**Aim of the exercise**
Up to and including the line with "0.0091, 0.0100, 0.0109]", write out the listing from its first line, minus the pictures.

**Information supplied**
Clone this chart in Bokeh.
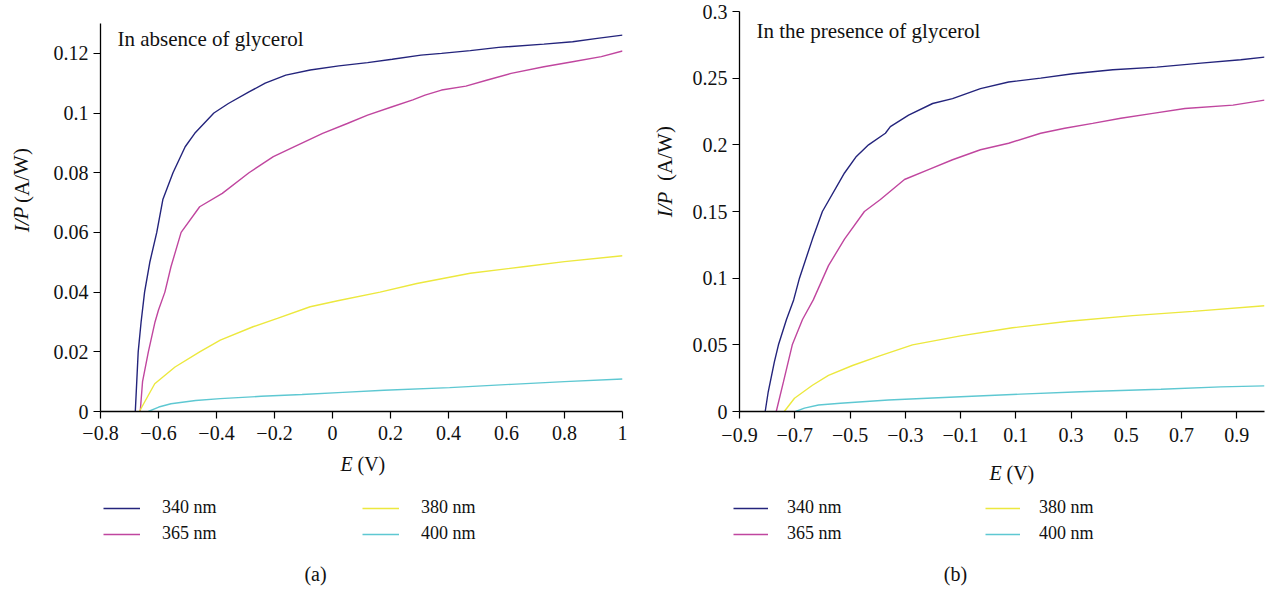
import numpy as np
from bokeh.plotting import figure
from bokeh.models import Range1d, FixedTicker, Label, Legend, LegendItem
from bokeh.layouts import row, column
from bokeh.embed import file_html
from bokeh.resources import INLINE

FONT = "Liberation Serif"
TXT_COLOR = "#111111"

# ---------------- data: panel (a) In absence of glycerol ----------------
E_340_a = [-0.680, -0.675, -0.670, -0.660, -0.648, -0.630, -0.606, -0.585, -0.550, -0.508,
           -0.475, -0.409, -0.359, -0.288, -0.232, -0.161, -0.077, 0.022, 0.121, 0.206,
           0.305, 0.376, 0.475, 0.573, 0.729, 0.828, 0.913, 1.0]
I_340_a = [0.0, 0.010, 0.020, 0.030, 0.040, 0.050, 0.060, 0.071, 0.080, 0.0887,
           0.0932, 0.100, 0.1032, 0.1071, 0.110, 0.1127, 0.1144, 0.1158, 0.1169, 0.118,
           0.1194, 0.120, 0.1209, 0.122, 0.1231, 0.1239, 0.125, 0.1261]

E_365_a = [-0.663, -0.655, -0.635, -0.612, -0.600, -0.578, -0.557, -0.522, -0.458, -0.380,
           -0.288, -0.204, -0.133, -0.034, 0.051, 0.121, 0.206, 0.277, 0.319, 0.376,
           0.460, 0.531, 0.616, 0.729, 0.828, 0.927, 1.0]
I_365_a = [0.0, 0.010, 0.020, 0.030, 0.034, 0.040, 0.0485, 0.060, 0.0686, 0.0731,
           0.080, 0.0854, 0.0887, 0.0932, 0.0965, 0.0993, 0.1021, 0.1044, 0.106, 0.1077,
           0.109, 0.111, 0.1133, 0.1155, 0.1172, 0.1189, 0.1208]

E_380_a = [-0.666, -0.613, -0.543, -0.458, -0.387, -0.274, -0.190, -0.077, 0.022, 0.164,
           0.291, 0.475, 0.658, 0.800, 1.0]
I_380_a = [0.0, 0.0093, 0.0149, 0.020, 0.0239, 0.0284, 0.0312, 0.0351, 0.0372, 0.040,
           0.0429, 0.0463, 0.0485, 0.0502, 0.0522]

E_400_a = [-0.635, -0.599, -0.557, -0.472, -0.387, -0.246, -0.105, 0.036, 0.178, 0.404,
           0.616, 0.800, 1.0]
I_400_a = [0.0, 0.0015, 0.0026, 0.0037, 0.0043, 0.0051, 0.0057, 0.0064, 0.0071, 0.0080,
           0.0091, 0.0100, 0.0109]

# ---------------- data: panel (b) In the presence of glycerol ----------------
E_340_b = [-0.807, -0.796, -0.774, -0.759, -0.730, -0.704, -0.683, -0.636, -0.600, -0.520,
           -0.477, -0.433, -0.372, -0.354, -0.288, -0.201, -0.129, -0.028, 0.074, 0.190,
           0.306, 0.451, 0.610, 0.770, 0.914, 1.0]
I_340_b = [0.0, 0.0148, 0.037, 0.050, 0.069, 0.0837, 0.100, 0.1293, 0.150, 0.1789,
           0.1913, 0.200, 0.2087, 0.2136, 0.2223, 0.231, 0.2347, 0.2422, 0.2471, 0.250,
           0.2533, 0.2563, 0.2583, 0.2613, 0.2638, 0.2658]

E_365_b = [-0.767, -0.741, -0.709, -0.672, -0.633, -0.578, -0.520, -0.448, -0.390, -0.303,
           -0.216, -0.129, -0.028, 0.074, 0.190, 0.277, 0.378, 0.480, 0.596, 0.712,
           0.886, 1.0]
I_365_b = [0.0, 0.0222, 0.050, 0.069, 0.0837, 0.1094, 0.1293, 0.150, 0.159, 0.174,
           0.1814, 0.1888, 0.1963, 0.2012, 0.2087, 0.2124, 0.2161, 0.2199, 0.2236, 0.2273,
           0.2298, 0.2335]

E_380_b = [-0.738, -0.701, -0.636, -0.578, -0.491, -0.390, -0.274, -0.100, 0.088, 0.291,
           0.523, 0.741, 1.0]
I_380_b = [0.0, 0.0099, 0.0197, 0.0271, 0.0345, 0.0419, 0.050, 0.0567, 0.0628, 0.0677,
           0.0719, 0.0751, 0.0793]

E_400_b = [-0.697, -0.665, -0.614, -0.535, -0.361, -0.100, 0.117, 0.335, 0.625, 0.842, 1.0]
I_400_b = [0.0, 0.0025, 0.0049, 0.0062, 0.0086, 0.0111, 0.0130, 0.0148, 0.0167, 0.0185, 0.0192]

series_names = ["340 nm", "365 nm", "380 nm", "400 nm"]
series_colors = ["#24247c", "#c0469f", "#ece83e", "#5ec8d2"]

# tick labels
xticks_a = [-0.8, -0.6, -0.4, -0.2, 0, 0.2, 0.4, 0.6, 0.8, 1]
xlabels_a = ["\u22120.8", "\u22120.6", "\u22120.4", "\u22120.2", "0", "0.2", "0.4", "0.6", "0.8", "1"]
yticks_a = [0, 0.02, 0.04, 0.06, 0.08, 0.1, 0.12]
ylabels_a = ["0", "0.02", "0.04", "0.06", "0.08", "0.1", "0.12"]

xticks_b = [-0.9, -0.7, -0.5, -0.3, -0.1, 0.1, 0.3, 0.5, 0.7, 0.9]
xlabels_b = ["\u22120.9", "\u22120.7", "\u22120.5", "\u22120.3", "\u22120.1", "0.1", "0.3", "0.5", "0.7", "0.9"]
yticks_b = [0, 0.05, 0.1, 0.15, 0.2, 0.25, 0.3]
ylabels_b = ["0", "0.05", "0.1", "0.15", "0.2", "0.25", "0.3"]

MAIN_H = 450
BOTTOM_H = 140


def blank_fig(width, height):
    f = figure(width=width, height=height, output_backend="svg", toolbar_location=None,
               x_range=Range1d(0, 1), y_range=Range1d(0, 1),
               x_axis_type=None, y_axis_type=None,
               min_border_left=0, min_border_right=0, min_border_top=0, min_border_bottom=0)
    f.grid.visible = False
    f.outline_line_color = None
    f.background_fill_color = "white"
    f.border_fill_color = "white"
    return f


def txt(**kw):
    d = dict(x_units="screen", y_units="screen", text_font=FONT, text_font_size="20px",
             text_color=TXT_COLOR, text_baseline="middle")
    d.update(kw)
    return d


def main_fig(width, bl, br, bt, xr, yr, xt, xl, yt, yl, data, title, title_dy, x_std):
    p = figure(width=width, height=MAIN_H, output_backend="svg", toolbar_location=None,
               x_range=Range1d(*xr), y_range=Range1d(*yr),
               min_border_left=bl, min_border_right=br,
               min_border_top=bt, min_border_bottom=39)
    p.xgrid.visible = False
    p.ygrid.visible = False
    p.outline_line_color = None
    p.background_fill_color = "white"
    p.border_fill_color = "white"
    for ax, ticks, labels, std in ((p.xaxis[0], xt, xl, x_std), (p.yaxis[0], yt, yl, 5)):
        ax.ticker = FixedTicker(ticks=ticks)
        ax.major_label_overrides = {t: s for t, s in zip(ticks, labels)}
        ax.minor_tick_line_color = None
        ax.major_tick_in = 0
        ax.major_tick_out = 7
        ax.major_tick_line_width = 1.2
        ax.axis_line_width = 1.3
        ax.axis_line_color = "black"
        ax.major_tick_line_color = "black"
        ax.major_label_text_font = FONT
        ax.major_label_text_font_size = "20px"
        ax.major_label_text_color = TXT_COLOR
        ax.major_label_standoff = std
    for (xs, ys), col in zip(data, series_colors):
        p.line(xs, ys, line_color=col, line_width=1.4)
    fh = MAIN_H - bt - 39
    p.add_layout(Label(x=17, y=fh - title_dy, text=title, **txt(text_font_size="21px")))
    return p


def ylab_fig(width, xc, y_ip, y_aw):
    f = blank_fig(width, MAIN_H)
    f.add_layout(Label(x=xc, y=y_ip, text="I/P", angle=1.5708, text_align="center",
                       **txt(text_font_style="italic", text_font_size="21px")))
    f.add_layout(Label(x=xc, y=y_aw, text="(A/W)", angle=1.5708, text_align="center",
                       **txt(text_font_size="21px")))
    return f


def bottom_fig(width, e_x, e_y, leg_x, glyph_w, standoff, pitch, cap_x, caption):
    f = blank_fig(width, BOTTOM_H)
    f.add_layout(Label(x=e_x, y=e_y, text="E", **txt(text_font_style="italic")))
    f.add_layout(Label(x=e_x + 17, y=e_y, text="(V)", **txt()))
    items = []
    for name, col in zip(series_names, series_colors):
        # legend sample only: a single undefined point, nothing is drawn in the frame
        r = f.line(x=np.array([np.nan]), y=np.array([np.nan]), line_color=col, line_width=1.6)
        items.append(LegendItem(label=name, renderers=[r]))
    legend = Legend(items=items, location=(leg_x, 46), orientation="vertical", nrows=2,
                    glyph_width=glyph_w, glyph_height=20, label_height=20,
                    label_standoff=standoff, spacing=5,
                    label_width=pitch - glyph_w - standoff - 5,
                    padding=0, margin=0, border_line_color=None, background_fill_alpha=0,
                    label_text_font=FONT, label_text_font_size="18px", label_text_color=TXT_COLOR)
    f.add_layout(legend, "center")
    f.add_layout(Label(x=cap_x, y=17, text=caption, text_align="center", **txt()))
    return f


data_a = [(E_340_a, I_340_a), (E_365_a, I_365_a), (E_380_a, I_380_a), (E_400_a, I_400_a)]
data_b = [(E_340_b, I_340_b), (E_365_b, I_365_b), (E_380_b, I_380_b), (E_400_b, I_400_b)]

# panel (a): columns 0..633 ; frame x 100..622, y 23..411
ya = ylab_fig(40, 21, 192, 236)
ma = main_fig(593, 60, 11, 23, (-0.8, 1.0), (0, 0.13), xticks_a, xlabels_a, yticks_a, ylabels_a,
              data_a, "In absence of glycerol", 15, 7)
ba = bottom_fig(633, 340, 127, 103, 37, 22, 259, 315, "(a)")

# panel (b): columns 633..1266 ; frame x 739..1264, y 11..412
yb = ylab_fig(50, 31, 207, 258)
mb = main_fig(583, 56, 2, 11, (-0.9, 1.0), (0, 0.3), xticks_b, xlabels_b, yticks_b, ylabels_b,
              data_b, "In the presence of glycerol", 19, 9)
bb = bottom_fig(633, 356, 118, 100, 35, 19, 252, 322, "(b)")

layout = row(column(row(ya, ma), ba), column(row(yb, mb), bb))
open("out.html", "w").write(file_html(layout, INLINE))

**Solution**
Clone this chart in Bokeh.
import numpy as np
from bokeh.plotting import figure
from bokeh.models import Range1d, FixedTicker, Label, Legend, LegendItem
from bokeh.layouts import row, column
from bokeh.embed import file_html
from bokeh.resources import INLINE

FONT = "Liberation Serif"
TXT_COLOR = "#111111"

# ---------------- data: panel (a) In absence of glycerol ----------------
E_340_a = [-0.680, -0.675, -0.670, -0.660, -0.648, -0.630, -0.606, -0.585, -0.550, -0.508,
           -0.475, -0.409, -0.359, -0.288, -0.232, -0.161, -0.077, 0.022, 0.121, 0.206,
           0.305, 0.376, 0.475, 0.573, 0.729, 0.828, 0.913, 1.0]
I_340_a = [0.0, 0.010, 0.020, 0.030, 0.040, 0.050, 0.060, 0.071, 0.080, 0.0887,
           0.0932, 0.100, 0.1032, 0.1071, 0.110, 0.1127, 0.1144, 0.1158, 0.1169, 0.118,
           0.1194, 0.120, 0.1209, 0.122, 0.1231, 0.1239, 0.125, 0.1261]

E_365_a = [-0.663, -0.655, -0.635, -0.612, -0.600, -0.578, -0.557, -0.522, -0.458, -0.380,
           -0.288, -0.204, -0.133, -0.034, 0.051, 0.121, 0.206, 0.277, 0.319, 0.376,
           0.460, 0.531, 0.616, 0.729, 0.828, 0.927, 1.0]
I_365_a = [0.0, 0.010, 0.020, 0.030, 0.034, 0.040, 0.0485, 0.060, 0.0686, 0.0731,
           0.080, 0.0854, 0.0887, 0.0932, 0.0965, 0.0993, 0.1021, 0.1044, 0.106, 0.1077,
           0.109, 0.111, 0.1133, 0.1155, 0.1172, 0.1189, 0.1208]

E_380_a = [-0.666, -0.613, -0.543, -0.458, -0.387, -0.274, -0.190, -0.077, 0.022, 0.164,
           0.291, 0.475, 0.658, 0.800, 1.0]
I_380_a = [0.0, 0.0093, 0.0149, 0.020, 0.0239, 0.0284, 0.0312, 0.0351, 0.0372, 0.040,
           0.0429, 0.0463, 0.0485, 0.0502, 0.0522]

E_400_a = [-0.635, -0.599, -0.557, -0.472, -0.387, -0.246, -0.105, 0.036, 0.178, 0.404,
           0.616, 0.800, 1.0]
I_400_a = [0.0, 0.0015, 0.0026, 0.0037, 0.0043, 0.0051, 0.0057, 0.0064, 0.0071, 0.0080,
           0.0091, 0.0100, 0.0109]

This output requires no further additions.